• What needs to be done
Pictures stay out. Extract the lines below from the first one through the line with "(0,360) rectangle (1266,641);", both included.

• Source data
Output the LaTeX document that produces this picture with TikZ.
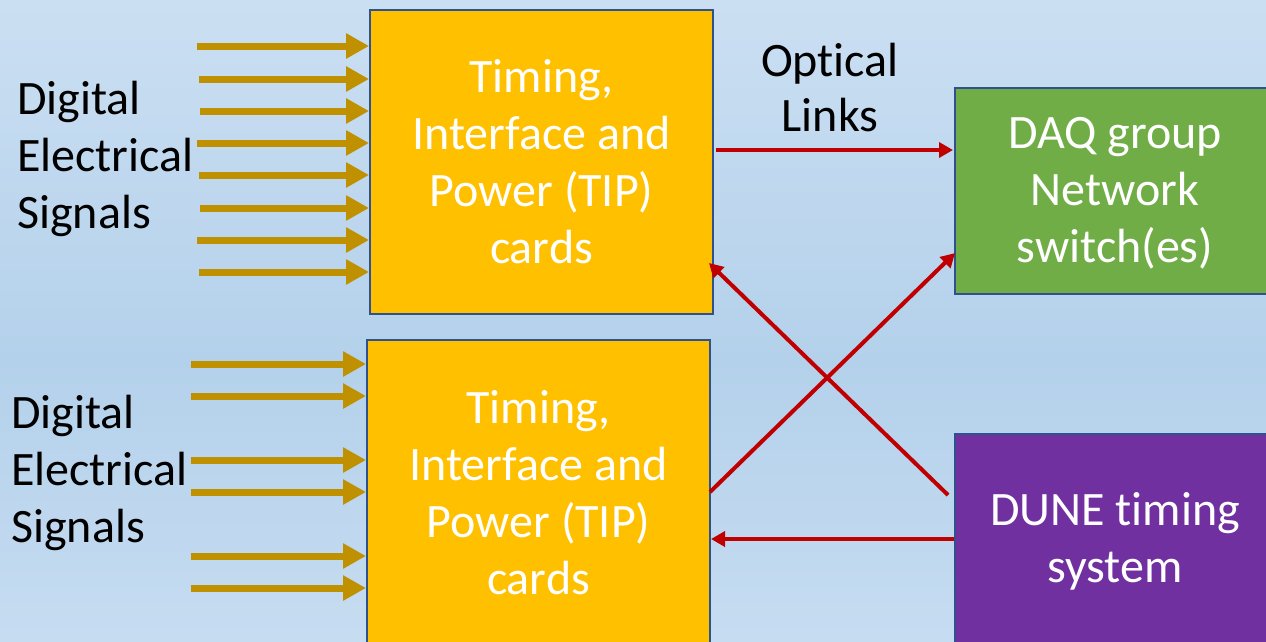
\documentclass[tikz,border=0pt]{standalone}
\usepackage{fontspec}
\setmainfont[Ligatures=NoCommon,RawFeature={-liga;-clig;-calt}]{Carlito}
\usetikzlibrary{arrows.meta}
\definecolor{bgtop}{RGB}{203,223,242}
\definecolor{bgmid}{RGB}{180,209,235}
\definecolor{bgbot}{RGB}{198,220,241}
\definecolor{boxblue}{RGB}{47,82,143}
\definecolor{tipfill}{RGB}{255,192,0}
\definecolor{daqfill}{RGB}{112,173,71}
\definecolor{dunefill}{RGB}{112,48,160}
\definecolor{goldarrow}{RGB}{191,144,0}
\definecolor{redarrow}{RGB}{192,0,0}
\tikzset{
  block/.style={draw=boxblue, line width=2pt, rectangle, inner sep=0pt, align=center,
    text=white, font=\fontsize{48}{57}\selectfont},
  lbl/.style={inner sep=0pt, align=left, text=black, font=\fontsize{48}{57}\selectfont},
  clbl/.style={inner sep=0pt, align=center, text=black, font=\fontsize{48}{55}\selectfont},
  sig/.style={draw=goldarrow, line width=7pt, -{Triangle[length=23pt,width=24pt]}},
  link/.style={draw=redarrow, line width=4pt, -{Triangle[length=14pt,width=15pt]}}
}
\begin{document}
\begin{tikzpicture}[x=1pt,y=-1pt]
\useasboundingbox (0,0) rectangle (1266,641);
\shade[top color=bgtop, bottom color=bgmid] (0,0) rectangle (1266,360);
\shade[top color=bgmid, bottom color=bgbot] (0,360) rectangle (1266,641);

\node[block, fill=tipfill, minimum width=343pt, minimum height=304pt] (t1) at (541.5,162)
  {Timing,\\Interface and\\Power (TIP)\\cards};
\node[block, fill=tipfill, minimum width=343pt, minimum height=306pt] (t2) at (538.5,493)
  {Timing,\\Interface and\\Power (TIP)\\cards};
\node[block, fill=daqfill, minimum width=320pt, minimum height=206pt] (daq) at (1115,191) {};
\node[block, fill=dunefill, minimum width=320pt, minimum height=212pt] (dune) at (1115,540) {};
\node[block, draw=none, anchor=center] (daqtxt) at (1115,193) {DAQ group\\Network\\switch(es)};
\node[block, draw=none, anchor=center] (dunetxt) at (1115,541) {DUNE t\kern0pt iming\\system};

\node[lbl, anchor=west] (s1) at (17,159) {Digital\\Electrical\\Signals};
\node[lbl, anchor=west] (s2) at (11,473) {Digital\\Electrical\\Signals};
\node[clbl] (opt) at (830,88) {Opt\kern0pt ical\\Links};

\foreach \y/\x in {46/197,79/199,111/200,143/197,175/199,208/200,240/197,272/199}
  \draw[sig] (\x,\y) -- (t1.west |- 0,\y);
\foreach \y in {364,396,460,492,556,588}
  \draw[sig] (191,\y) -- (t2.west |- 0,\y);

\coordinate (a1) at (716,150);
\coordinate (a2) at (953,150);
\draw[link] (a1) -- (a2);
\coordinate (b1) at (948,495);
\coordinate (b2) at (709,263);
\draw[link] (b1) -- (b2);
\coordinate (c1) at (710,492);
\coordinate (c2) at (955,253);
\draw[link] (c1) -- (c2);
\draw[link] (dune.west |- 0,539) -- (t2.east |- 0,539);
\end{tikzpicture}
\end{document}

• Answer in full
Output the LaTeX document that produces this picture with TikZ.
\documentclass[tikz,border=0pt]{standalone}
\usepackage{fontspec}
\setmainfont[Ligatures=NoCommon,RawFeature={-liga;-clig;-calt}]{Carlito}
\usetikzlibrary{arrows.meta}
\definecolor{bgtop}{RGB}{203,223,242}
\definecolor{bgmid}{RGB}{180,209,235}
\definecolor{bgbot}{RGB}{198,220,241}
\definecolor{boxblue}{RGB}{47,82,143}
\definecolor{tipfill}{RGB}{255,192,0}
\definecolor{daqfill}{RGB}{112,173,71}
\definecolor{dunefill}{RGB}{112,48,160}
\definecolor{goldarrow}{RGB}{191,144,0}
\definecolor{redarrow}{RGB}{192,0,0}
\tikzset{
  block/.style={draw=boxblue, line width=2pt, rectangle, inner sep=0pt, align=center,
    text=white, font=\fontsize{48}{57}\selectfont},
  lbl/.style={inner sep=0pt, align=left, text=black, font=\fontsize{48}{57}\selectfont},
  clbl/.style={inner sep=0pt, align=center, text=black, font=\fontsize{48}{55}\selectfont},
  sig/.style={draw=goldarrow, line width=7pt, -{Triangle[length=23pt,width=24pt]}},
  link/.style={draw=redarrow, line width=4pt, -{Triangle[length=14pt,width=15pt]}}
}
\begin{document}
\begin{tikzpicture}[x=1pt,y=-1pt]
\useasboundingbox (0,0) rectangle (1266,641);
\shade[top color=bgtop, bottom color=bgmid] (0,0) rectangle (1266,360);
\shade[top color=bgmid, bottom color=bgbot] (0,360) rectangle (1266,641);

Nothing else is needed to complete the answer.